begin Data provided

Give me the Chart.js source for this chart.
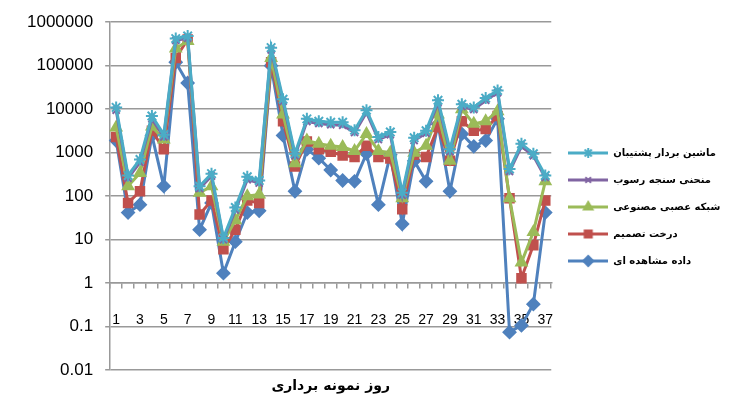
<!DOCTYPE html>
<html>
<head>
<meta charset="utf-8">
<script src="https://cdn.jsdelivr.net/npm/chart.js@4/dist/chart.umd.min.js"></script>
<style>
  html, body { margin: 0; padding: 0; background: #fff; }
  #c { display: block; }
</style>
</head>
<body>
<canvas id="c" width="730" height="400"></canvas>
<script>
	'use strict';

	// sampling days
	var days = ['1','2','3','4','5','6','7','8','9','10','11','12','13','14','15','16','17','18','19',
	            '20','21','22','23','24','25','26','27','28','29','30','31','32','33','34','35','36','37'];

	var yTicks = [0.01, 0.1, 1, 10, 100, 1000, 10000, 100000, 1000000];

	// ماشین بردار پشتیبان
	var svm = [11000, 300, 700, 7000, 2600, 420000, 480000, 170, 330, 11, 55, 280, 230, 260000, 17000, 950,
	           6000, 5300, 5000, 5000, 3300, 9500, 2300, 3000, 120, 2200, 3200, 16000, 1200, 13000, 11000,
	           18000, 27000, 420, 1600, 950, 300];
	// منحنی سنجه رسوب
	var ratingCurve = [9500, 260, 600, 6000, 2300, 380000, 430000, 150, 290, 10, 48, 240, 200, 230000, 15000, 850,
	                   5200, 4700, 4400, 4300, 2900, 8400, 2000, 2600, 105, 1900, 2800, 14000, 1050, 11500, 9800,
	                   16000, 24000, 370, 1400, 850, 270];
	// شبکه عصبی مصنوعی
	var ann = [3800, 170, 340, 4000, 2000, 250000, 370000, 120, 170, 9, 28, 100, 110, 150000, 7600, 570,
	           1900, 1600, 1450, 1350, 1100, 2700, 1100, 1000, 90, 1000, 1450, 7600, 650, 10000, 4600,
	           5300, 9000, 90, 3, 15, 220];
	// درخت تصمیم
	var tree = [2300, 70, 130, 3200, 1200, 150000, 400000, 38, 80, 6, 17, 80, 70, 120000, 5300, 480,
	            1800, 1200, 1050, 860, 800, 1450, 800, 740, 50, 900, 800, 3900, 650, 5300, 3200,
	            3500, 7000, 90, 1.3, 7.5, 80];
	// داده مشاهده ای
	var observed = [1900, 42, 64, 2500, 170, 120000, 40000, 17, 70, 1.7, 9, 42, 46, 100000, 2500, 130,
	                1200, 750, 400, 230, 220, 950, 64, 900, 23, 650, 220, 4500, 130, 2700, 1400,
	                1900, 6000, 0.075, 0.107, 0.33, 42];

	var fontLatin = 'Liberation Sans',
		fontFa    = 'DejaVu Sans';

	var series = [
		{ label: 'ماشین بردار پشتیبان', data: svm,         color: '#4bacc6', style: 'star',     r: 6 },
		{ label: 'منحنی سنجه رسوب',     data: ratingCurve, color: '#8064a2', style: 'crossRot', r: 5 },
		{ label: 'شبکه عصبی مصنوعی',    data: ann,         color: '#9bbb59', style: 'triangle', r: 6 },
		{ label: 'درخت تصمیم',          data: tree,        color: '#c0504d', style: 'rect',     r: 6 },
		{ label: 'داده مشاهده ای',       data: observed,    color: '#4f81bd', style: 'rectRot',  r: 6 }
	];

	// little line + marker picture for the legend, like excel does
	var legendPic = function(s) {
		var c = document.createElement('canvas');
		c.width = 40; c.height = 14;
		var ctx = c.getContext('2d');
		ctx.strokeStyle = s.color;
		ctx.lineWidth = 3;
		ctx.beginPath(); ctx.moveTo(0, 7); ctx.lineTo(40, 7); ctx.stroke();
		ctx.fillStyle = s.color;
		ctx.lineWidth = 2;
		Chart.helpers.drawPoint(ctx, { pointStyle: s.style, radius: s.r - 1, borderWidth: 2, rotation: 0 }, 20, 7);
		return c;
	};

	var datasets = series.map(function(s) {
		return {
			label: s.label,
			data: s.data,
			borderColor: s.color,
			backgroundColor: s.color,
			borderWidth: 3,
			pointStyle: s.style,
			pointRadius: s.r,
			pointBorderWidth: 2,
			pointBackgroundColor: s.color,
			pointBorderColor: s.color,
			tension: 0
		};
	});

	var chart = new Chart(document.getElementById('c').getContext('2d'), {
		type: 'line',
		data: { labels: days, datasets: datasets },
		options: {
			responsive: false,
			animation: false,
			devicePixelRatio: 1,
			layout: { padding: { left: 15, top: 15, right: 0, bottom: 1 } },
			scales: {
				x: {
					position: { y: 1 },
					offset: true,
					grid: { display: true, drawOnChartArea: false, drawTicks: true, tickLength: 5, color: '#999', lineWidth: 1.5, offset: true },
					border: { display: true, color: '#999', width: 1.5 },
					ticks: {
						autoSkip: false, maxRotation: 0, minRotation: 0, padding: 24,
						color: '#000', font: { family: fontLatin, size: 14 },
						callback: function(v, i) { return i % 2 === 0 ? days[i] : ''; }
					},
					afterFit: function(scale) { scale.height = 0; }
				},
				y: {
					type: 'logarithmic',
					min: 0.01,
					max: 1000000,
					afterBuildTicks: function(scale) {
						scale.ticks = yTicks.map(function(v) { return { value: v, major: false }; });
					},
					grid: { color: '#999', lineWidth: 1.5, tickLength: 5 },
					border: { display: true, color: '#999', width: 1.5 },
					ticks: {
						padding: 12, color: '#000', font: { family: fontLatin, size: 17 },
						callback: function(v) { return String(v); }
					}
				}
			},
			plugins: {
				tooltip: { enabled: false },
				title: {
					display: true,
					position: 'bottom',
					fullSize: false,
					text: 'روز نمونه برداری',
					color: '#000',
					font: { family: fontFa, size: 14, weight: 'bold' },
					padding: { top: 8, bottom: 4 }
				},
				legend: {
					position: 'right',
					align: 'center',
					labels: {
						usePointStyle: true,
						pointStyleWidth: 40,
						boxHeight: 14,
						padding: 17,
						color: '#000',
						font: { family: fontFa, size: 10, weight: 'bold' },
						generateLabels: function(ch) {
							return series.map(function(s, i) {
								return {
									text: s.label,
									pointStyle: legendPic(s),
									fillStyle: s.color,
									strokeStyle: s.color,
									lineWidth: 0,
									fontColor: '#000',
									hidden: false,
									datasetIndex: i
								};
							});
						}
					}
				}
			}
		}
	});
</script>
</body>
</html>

end Data provided

▶ Description of the task: Repeat only what lies between the start of the data and the end of the line containing "10000, 100000, 1000000];", exactly, with pictures left out.

▶ Response to the exercise:
Give me the Chart.js source for this chart.
<!DOCTYPE html>
<html>
<head>
<meta charset="utf-8">
<script src="https://cdn.jsdelivr.net/npm/chart.js@4/dist/chart.umd.min.js"></script>
<style>
  html, body { margin: 0; padding: 0; background: #fff; }
  #c { display: block; }
</style>
</head>
<body>
<canvas id="c" width="730" height="400"></canvas>
<script>
	'use strict';

	// sampling days
	var days = ['1','2','3','4','5','6','7','8','9','10','11','12','13','14','15','16','17','18','19',
	            '20','21','22','23','24','25','26','27','28','29','30','31','32','33','34','35','36','37'];

	var yTicks = [0.01, 0.1, 1, 10, 100, 1000, 10000, 100000, 1000000];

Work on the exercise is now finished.